The gunman suspected of killing the son and wounding the husband of a federal judge in New Jersey before taking his own life in New York’s Catskills has been identified as lawyer and men’s rights activist Roy Den Hollander, federal sources said.
Hollander — whose website details “anti-feminist cases” and calls for clients to “help battle the infringement of Men’s Rights by the Feminists” — was found dead in the town of Rockland, NY, on Monday, according to sources.
Investigators believe Hollander shot himself hours after an attack on the North Brunswick, NJ, home of federal Judge Esther Salas.
A gunman dressed in a Fed Ex uniform came to the home around 5 p.m.

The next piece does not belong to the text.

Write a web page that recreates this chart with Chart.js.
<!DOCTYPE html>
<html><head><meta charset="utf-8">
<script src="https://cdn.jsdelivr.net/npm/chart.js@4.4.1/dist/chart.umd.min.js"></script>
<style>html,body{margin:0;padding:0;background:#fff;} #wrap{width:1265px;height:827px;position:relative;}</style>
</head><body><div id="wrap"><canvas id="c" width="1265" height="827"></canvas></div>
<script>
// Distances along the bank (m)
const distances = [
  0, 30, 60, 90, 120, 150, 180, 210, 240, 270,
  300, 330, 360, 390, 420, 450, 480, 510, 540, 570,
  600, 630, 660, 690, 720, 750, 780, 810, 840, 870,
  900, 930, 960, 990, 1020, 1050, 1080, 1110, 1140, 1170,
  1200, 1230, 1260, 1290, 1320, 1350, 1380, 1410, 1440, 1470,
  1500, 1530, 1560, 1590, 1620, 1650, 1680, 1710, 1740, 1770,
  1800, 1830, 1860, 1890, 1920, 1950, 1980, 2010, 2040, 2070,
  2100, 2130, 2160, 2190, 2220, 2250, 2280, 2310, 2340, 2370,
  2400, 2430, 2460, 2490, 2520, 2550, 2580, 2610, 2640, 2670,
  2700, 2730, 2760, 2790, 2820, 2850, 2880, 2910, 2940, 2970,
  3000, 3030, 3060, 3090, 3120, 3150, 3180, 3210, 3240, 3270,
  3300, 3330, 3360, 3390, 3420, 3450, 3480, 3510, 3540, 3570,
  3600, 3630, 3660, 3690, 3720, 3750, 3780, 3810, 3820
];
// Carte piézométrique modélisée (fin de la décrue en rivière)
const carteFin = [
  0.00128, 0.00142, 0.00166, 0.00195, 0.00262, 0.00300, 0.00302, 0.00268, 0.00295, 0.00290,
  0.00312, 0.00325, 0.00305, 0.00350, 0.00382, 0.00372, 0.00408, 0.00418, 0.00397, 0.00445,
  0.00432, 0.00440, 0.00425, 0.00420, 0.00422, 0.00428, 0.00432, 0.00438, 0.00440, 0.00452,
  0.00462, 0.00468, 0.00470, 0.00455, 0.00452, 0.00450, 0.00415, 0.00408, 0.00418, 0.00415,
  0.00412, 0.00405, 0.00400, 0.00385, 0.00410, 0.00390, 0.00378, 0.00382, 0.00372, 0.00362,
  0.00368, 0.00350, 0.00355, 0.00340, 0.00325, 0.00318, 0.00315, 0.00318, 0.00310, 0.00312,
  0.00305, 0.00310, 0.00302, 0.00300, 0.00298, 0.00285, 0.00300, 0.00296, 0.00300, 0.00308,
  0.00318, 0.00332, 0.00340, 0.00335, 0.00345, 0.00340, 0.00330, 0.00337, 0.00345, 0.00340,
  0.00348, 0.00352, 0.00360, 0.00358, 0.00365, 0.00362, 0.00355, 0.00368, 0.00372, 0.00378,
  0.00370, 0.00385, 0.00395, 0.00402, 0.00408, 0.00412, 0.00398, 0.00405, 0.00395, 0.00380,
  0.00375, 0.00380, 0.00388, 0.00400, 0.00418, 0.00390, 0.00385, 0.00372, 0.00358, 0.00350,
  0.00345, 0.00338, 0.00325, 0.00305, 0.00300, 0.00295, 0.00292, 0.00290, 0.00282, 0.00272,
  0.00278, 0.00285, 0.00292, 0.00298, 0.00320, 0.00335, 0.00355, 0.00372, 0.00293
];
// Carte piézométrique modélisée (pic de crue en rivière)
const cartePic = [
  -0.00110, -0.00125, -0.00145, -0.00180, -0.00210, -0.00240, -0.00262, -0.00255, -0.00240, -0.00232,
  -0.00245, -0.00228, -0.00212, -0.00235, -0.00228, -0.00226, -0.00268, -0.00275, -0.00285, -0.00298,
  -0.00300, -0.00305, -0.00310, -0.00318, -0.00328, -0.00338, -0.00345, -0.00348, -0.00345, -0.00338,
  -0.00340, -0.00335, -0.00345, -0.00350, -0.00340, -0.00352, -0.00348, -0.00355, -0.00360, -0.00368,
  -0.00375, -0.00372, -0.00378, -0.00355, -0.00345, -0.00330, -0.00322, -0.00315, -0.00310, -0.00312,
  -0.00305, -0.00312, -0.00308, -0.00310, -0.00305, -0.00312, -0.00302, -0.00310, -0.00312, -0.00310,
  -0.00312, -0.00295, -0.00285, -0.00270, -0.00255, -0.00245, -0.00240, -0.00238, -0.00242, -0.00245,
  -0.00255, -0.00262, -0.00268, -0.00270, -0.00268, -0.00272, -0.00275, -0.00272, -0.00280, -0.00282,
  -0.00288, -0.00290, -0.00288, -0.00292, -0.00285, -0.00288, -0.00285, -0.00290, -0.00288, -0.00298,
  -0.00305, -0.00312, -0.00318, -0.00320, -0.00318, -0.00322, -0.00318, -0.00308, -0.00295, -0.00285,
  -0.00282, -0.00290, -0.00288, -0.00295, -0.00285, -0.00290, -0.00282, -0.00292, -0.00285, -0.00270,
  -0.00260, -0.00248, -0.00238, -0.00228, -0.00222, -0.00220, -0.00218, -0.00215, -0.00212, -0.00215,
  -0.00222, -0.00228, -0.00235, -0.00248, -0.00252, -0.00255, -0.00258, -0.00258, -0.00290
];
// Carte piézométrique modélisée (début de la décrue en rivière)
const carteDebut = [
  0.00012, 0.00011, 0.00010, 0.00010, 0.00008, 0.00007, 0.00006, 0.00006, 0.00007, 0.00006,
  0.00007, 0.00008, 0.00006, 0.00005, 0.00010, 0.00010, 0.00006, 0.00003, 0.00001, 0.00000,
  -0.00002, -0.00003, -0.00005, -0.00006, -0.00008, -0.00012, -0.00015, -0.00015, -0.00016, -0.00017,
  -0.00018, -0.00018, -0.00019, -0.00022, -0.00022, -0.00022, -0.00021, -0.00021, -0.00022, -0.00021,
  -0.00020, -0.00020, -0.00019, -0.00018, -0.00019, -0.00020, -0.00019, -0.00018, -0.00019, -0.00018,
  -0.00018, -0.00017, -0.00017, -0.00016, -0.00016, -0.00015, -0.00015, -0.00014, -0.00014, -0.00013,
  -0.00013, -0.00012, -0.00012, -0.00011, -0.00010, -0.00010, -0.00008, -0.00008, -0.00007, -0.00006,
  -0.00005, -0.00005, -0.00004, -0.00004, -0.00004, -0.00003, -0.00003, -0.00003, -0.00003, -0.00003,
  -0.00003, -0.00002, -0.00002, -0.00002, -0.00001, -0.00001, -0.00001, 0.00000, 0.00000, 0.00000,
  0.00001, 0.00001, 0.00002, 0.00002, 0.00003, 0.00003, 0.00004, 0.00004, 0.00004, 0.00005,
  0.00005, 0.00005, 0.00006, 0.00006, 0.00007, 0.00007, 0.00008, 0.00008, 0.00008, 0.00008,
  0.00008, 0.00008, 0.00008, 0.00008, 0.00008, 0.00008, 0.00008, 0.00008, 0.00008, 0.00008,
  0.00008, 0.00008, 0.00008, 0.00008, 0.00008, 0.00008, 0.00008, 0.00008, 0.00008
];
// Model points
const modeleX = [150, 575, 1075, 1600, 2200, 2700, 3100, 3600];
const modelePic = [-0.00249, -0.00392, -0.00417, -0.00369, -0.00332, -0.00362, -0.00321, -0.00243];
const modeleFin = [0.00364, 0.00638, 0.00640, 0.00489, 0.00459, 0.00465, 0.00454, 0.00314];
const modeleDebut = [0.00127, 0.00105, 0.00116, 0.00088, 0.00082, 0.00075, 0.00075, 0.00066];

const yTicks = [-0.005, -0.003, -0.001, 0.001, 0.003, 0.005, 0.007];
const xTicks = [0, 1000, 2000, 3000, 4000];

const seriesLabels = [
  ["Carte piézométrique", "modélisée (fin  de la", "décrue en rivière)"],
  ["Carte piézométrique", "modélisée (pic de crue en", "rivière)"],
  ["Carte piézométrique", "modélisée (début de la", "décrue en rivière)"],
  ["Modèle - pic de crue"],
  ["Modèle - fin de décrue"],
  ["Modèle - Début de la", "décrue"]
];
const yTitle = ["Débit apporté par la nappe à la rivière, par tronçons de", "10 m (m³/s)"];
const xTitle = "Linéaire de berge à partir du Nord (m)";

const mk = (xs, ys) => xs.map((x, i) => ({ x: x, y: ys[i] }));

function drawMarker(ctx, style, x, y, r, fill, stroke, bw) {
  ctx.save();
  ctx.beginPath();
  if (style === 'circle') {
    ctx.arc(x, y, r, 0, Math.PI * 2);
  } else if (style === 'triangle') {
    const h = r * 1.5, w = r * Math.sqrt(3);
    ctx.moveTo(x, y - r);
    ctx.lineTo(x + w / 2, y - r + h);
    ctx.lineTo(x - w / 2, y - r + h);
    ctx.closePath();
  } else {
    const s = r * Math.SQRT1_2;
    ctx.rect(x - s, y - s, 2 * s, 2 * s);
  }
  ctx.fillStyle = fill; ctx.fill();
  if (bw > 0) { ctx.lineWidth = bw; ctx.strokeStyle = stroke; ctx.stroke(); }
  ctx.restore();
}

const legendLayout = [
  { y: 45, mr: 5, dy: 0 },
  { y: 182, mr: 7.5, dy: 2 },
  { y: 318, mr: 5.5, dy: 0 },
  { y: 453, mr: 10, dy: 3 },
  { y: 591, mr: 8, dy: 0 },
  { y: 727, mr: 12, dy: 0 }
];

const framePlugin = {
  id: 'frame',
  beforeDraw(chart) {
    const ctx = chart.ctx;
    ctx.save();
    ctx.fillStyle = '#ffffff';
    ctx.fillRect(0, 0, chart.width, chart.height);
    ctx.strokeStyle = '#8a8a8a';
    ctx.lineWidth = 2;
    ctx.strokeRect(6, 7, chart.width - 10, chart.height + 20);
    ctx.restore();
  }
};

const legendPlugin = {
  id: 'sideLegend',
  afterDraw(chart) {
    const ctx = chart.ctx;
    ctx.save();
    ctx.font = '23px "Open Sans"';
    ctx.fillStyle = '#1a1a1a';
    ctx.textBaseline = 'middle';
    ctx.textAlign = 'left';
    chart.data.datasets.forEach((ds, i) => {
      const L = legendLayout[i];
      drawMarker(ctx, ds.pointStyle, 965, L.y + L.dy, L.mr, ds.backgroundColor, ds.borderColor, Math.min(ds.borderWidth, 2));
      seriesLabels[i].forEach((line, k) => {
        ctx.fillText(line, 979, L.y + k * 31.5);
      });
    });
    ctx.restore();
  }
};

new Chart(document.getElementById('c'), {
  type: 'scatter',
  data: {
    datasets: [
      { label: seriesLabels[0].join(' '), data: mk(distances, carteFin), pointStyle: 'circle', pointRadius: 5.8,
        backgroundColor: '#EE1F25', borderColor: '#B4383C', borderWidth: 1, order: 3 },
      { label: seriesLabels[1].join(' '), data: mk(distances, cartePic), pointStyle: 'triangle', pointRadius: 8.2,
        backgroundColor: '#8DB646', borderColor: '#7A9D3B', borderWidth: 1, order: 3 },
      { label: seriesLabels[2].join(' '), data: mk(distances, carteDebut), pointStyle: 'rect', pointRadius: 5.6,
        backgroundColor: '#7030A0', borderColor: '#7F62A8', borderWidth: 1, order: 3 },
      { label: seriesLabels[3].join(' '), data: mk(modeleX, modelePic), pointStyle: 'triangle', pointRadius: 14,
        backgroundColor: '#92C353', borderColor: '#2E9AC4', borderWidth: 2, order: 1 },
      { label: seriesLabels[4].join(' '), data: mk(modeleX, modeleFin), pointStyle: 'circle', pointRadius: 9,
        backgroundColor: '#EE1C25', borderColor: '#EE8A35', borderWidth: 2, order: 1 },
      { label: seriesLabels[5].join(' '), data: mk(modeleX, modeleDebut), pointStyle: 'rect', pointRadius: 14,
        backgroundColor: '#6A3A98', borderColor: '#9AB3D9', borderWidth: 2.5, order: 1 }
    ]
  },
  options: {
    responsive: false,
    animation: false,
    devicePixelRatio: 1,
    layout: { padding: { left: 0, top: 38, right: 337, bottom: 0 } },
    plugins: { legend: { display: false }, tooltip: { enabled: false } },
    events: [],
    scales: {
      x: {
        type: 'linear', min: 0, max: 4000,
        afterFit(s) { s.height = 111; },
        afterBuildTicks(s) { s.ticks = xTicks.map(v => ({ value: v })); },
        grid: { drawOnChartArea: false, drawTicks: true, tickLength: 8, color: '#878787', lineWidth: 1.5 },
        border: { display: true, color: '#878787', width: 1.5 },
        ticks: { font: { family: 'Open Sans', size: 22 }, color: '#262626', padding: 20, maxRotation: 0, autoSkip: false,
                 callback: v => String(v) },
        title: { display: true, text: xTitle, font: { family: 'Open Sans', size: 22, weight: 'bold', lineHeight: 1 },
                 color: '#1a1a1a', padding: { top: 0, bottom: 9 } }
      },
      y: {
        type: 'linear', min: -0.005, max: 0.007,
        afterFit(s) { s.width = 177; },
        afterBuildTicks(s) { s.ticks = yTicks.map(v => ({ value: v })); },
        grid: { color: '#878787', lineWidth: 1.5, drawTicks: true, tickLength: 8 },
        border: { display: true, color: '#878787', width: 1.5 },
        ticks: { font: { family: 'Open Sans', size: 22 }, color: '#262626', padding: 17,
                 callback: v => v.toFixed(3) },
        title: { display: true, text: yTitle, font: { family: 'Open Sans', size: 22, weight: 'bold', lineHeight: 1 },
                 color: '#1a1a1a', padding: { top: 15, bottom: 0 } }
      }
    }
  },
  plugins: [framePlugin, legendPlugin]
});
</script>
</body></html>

Sunday, and opened fire when the door was opened, according to sources.
Salas’ son, Daniel Anderl, 20, was fatally shot, while his father, prominent attorney Mark Anderl, 63, was critically wounded.
Salas, believed to have been in the home’s basement at the time, was unharmed.
The jurist had been assigned a number of high-profile cases over the years — including, recently, a class-action suit from Deutsche Bank investors who claim the company failed to monitor “high-risk” customers like late pedophile Jeffrey Epstein.
Hollander had a case pending before Salas, challenging the military’s men-only draft, according to The Daily Beast, which first reported his involvement in the case.
But ABC 7 NY has reported that investigators believe Salas’ husband was the intended target.
The motive remains unclear.
On Monday, Hollander was found dead, near a gun possibly used in the attack, and a package or envelope addressed to Salas, according to sources.
Through the years, Hollander fired off a number of farfetched lawsuits, often trying to advance his men’s rights agenda.
In 2007, Hollander filed a class-action suit in Manhattan federal court against several city nightclubs, claiming that offering women lower prices on ladies’ nights was discriminatory.
The longshot included a bid by Hollander to get a female judge removed from the case.
The next year, Hollander took Columbia University to court, claiming that the Ivy was a “bastion of bigotry” that discriminated against men through its Women’s Studies Department.
Hollander was invited onto morning radio show “Opie and Anthony” to discuss the Columbia case — and wound up suing co-host Jim Norton after the shock jock called him a “whore” and cracked a bestiality-themed joke at his expense.
That case was ultimately settled.
In 2011, Hollander took another crack at the ladies’ night suit, this time in Brooklyn.
Two years later, Hollander sued the MTA in Manhattan supreme court, arguing that its 7- and 30-day MetroCards are technically only valid for 6- and 29-days plus some hours because they expire at midnight.
A lawyer who faced off against Hollander in 2003 told The Post that Hollander was intelligent, but prone to believing in wild webs of conspiracies.
“He was extremely professional and well-read,” said Vik Pawar, who represented an NYPD detective Hollander believed was part of a conspiracy with his ex-wife, her lawyers, “the Russian and Mexican mafia, and some New York City strip clubs.
“His arguments were out of left field and they were absurd but he really believed in them,” said Pawar. “He would use legal arguments to advance some conspiracy theory.”